### Instructions for the task
Leave out any picture and return the remaining listing below exactly as given.

### Material provided
[START]

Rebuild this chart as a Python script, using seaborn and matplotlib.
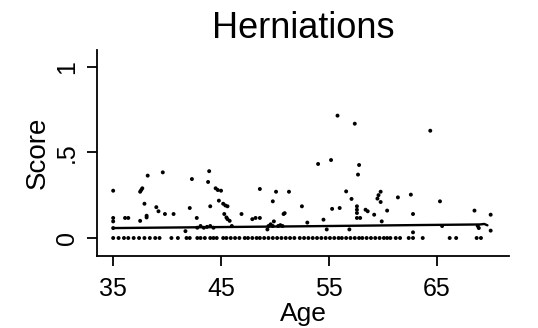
import matplotlib
matplotlib.use("Agg")
import matplotlib.pyplot as plt
import seaborn as sns
import pandas as pd

# --- data: non-zero scores (age, score) ---
pos_age = [35.0, 35.0, 35.0, 35.0, 36.1, 36.4, 37.5, 37.6, 37.7, 37.5, 37.9, 38.1, 38.1,
           38.2, 39.0, 39.2, 39.6, 39.8, 40.6, 41.7, 42.1, 42.3, 42.75, 42.8, 43.1, 43.4,
           43.7, 44.0, 44.3, 43.8, 43.9, 44.0, 44.5, 44.7, 45.0, 44.8, 45.2, 45.4, 45.6,
           45.3, 45.5, 45.6, 45.8, 46.0, 46.9, 47.9, 48.2, 48.6, 48.6, 49.3, 49.4, 49.6,
           49.8, 49.8, 49.9, 50.1, 50.3, 50.5, 50.7, 50.8, 50.9, 51.3, 52.5, 53.0, 54.0,
           54.5, 54.8, 55.2, 55.3, 55.8, 56.0, 56.6, 56.9, 57.1, 57.4, 57.6, 57.6, 57.6,
           57.6, 57.7, 57.8, 57.9, 58.4, 58.6, 59.2, 59.5, 59.6, 59.8, 59.8, 59.9, 60.4,
           61.4, 62.6, 62.8, 62.8, 64.4, 65.3, 65.5, 68.5, 68.8, 68.9, 70.0, 70.0]
pos_score = [0.276, 0.117, 0.097, 0.058, 0.117, 0.117, 0.27, 0.28, 0.29, 0.10, 0.20, 0.13,
             0.12, 0.364, 0.18, 0.156, 0.383, 0.14, 0.14, 0.04, 0.175, 0.344, 0.117, 0.06,
             0.07, 0.06, 0.065, 0.07, 0.06, 0.327, 0.39, 0.185, 0.29, 0.28, 0.276, 0.218,
             0.20, 0.19, 0.185, 0.14, 0.12, 0.11, 0.10, 0.07, 0.14, 0.11, 0.117, 0.286,
             0.117, 0.05, 0.07, 0.08, 0.214, 0.07, 0.097, 0.27, 0.07, 0.075, 0.07, 0.14,
             0.145, 0.27, 0.185, 0.09, 0.432, 0.107, 0.05, 0.455, 0.17, 0.714, 0.175,
             0.272, 0.05, 0.228, 0.667, 0.185, 0.165, 0.146, 0.117, 0.37, 0.426, 0.117,
             0.165, 0.156, 0.136, 0.23, 0.25, 0.27, 0.21, 0.097, 0.16, 0.237, 0.253, 0.14,
             0.033, 0.626, 0.214, 0.07, 0.16, 0.07, 0.058, 0.136, 0.043]

# --- data: zero scores (age) ---
zero_age = [35.0, 35.5, 36.0, 36.4, 36.9, 37.4, 37.9, 38.4, 38.9, 39.3,
            40.4, 41.0, 41.8, 42.1, 42.8, 43.1, 43.5, 44.0, 44.3, 44.6, 45.2, 45.5,
            45.9, 46.3, 46.7, 47.2, 47.5, 47.9, 48.3, 48.6, 49.0, 49.4, 49.8, 50.2,
            50.6, 51.0, 51.4, 51.8, 52.3, 52.7, 53.1, 53.5, 53.9, 54.3, 54.7, 55.1,
            55.5, 55.9, 56.2, 56.6, 57.0, 57.4, 57.8, 58.1, 58.5, 58.9, 59.3, 59.7,
            60.1, 60.4, 60.7, 61.2, 61.6, 62.4, 62.8, 63.7, 66.2, 66.8, 68.7, 69.1]

# --- data: fitted line ---
fit_age = [35.0, 52.0, 64.0, 69.0, 69.4, 69.7]
fit_score = [0.058, 0.068, 0.076, 0.079, 0.082, 0.074]

ages = pos_age + zero_age
scores = pos_score + [0.0] * len(zero_age)
df = pd.DataFrame({"Age": ages, "Score": scores})
fit = pd.DataFrame({"Age": fit_age, "Score": fit_score})

sns.set_style("ticks")
plt.rcParams["font.family"] = ["Liberation Sans", "DejaVu Sans"]
plt.rcParams["text.color"] = "black"
plt.rcParams["axes.labelcolor"] = "black"

fig = plt.figure(figsize=(5.38, 3.28), dpi=100)
ax = fig.add_axes([97 / 538, 1 - 256 / 328, 412 / 538, 206 / 328])

sns.scatterplot(data=df, x="Age", y="Score", ax=ax, color="black", s=8,
                linewidth=0, edgecolor="none", legend=False)
sns.lineplot(data=fit, x="Age", y="Score", ax=ax, color="black", linewidth=1.7,
             legend=False, estimator=None, sort=False)

ax.set_xlim(33.5, 71.7)
ax.set_ylim(-0.105, 1.097)
ax.set_xticks([35, 45, 55, 65])
ax.set_xticklabels(["35", "45", "55", "65"])
ax.set_yticks([0, 0.5, 1])
ax.set_yticklabels(["0", ".5", "1"], rotation=90, va="center")

for s in ["top", "right"]:
    ax.spines[s].set_visible(False)
for s in ["left", "bottom"]:
    ax.spines[s].set_linewidth(1.3)
    ax.spines[s].set_color("black")
ax.tick_params(axis="both", direction="out", length=7, width=1.3, colors="black",
               labelsize=18)
ax.tick_params(axis="x", pad=8)
ax.tick_params(axis="y", pad=6)

ax.set_xlabel("Age", fontsize=19, labelpad=1, color="black")
ax.set_ylabel("Score", fontsize=20, labelpad=3, color="black")
ax.set_title("Herniations", fontsize=26, pad=9, color="black")

fig.savefig("out.png", dpi=100)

[END]

### Task answer
Rebuild this chart as a Python script, using seaborn and matplotlib.
import matplotlib
matplotlib.use("Agg")
import matplotlib.pyplot as plt
import seaborn as sns
import pandas as pd

# --- data: non-zero scores (age, score) ---
pos_age = [35.0, 35.0, 35.0, 35.0, 36.1, 36.4, 37.5, 37.6, 37.7, 37.5, 37.9, 38.1, 38.1,
           38.2, 39.0, 39.2, 39.6, 39.8, 40.6, 41.7, 42.1, 42.3, 42.75, 42.8, 43.1, 43.4,
           43.7, 44.0, 44.3, 43.8, 43.9, 44.0, 44.5, 44.7, 45.0, 44.8, 45.2, 45.4, 45.6,
           45.3, 45.5, 45.6, 45.8, 46.0, 46.9, 47.9, 48.2, 48.6, 48.6, 49.3, 49.4, 49.6,
           49.8, 49.8, 49.9, 50.1, 50.3, 50.5, 50.7, 50.8, 50.9, 51.3, 52.5, 53.0, 54.0,
           54.5, 54.8, 55.2, 55.3, 55.8, 56.0, 56.6, 56.9, 57.1, 57.4, 57.6, 57.6, 57.6,
           57.6, 57.7, 57.8, 57.9, 58.4, 58.6, 59.2, 59.5, 59.6, 59.8, 59.8, 59.9, 60.4,
           61.4, 62.6, 62.8, 62.8, 64.4, 65.3, 65.5, 68.5, 68.8, 68.9, 70.0, 70.0]
pos_score = [0.276, 0.117, 0.097, 0.058, 0.117, 0.117, 0.27, 0.28, 0.29, 0.10, 0.20, 0.13,
             0.12, 0.364, 0.18, 0.156, 0.383, 0.14, 0.14, 0.04, 0.175, 0.344, 0.117, 0.06,
             0.07, 0.06, 0.065, 0.07, 0.06, 0.327, 0.39, 0.185, 0.29, 0.28, 0.276, 0.218,
             0.20, 0.19, 0.185, 0.14, 0.12, 0.11, 0.10, 0.07, 0.14, 0.11, 0.117, 0.286,
             0.117, 0.05, 0.07, 0.08, 0.214, 0.07, 0.097, 0.27, 0.07, 0.075, 0.07, 0.14,
             0.145, 0.27, 0.185, 0.09, 0.432, 0.107, 0.05, 0.455, 0.17, 0.714, 0.175,
             0.272, 0.05, 0.228, 0.667, 0.185, 0.165, 0.146, 0.117, 0.37, 0.426, 0.117,
             0.165, 0.156, 0.136, 0.23, 0.25, 0.27, 0.21, 0.097, 0.16, 0.237, 0.253, 0.14,
             0.033, 0.626, 0.214, 0.07, 0.16, 0.07, 0.058, 0.136, 0.043]

# --- data: zero scores (age) ---
zero_age = [35.0, 35.5, 36.0, 36.4, 36.9, 37.4, 37.9, 38.4, 38.9, 39.3,
            40.4, 41.0, 41.8, 42.1, 42.8, 43.1, 43.5, 44.0, 44.3, 44.6, 45.2, 45.5,
            45.9, 46.3, 46.7, 47.2, 47.5, 47.9, 48.3, 48.6, 49.0, 49.4, 49.8, 50.2,
            50.6, 51.0, 51.4, 51.8, 52.3, 52.7, 53.1, 53.5, 53.9, 54.3, 54.7, 55.1,
            55.5, 55.9, 56.2, 56.6, 57.0, 57.4, 57.8, 58.1, 58.5, 58.9, 59.3, 59.7,
            60.1, 60.4, 60.7, 61.2, 61.6, 62.4, 62.8, 63.7, 66.2, 66.8, 68.7, 69.1]

# --- data: fitted line ---
fit_age = [35.0, 52.0, 64.0, 69.0, 69.4, 69.7]
fit_score = [0.058, 0.068, 0.076, 0.079, 0.082, 0.074]

ages = pos_age + zero_age
scores = pos_score + [0.0] * len(zero_age)
df = pd.DataFrame({"Age": ages, "Score": scores})
fit = pd.DataFrame({"Age": fit_age, "Score": fit_score})

sns.set_style("ticks")
plt.rcParams["font.family"] = ["Liberation Sans", "DejaVu Sans"]
plt.rcParams["text.color"] = "black"
plt.rcParams["axes.labelcolor"] = "black"

fig = plt.figure(figsize=(5.38, 3.28), dpi=100)
ax = fig.add_axes([97 / 538, 1 - 256 / 328, 412 / 538, 206 / 328])

sns.scatterplot(data=df, x="Age", y="Score", ax=ax, color="black", s=8,
                linewidth=0, edgecolor="none", legend=False)
sns.lineplot(data=fit, x="Age", y="Score", ax=ax, color="black", linewidth=1.7,
             legend=False, estimator=None, sort=False)

ax.set_xlim(33.5, 71.7)
ax.set_ylim(-0.105, 1.097)
ax.set_xticks([35, 45, 55, 65])
ax.set_xticklabels(["35", "45", "55", "65"])
ax.set_yticks([0, 0.5, 1])
ax.set_yticklabels(["0", ".5", "1"], rotation=90, va="center")

for s in ["top", "right"]:
    ax.spines[s].set_visible(False)
for s in ["left", "bottom"]:
    ax.spines[s].set_linewidth(1.3)
    ax.spines[s].set_color("black")
ax.tick_params(axis="both", direction="out", length=7, width=1.3, colors="black",
               labelsize=18)
ax.tick_params(axis="x", pad=8)
ax.tick_params(axis="y", pad=6)

ax.set_xlabel("Age", fontsize=19, labelpad=1, color="black")
ax.set_ylabel("Score", fontsize=20, labelpad=3, color="black")
ax.set_title("Herniations", fontsize=26, pad=9, color="black")

fig.savefig("out.png", dpi=100)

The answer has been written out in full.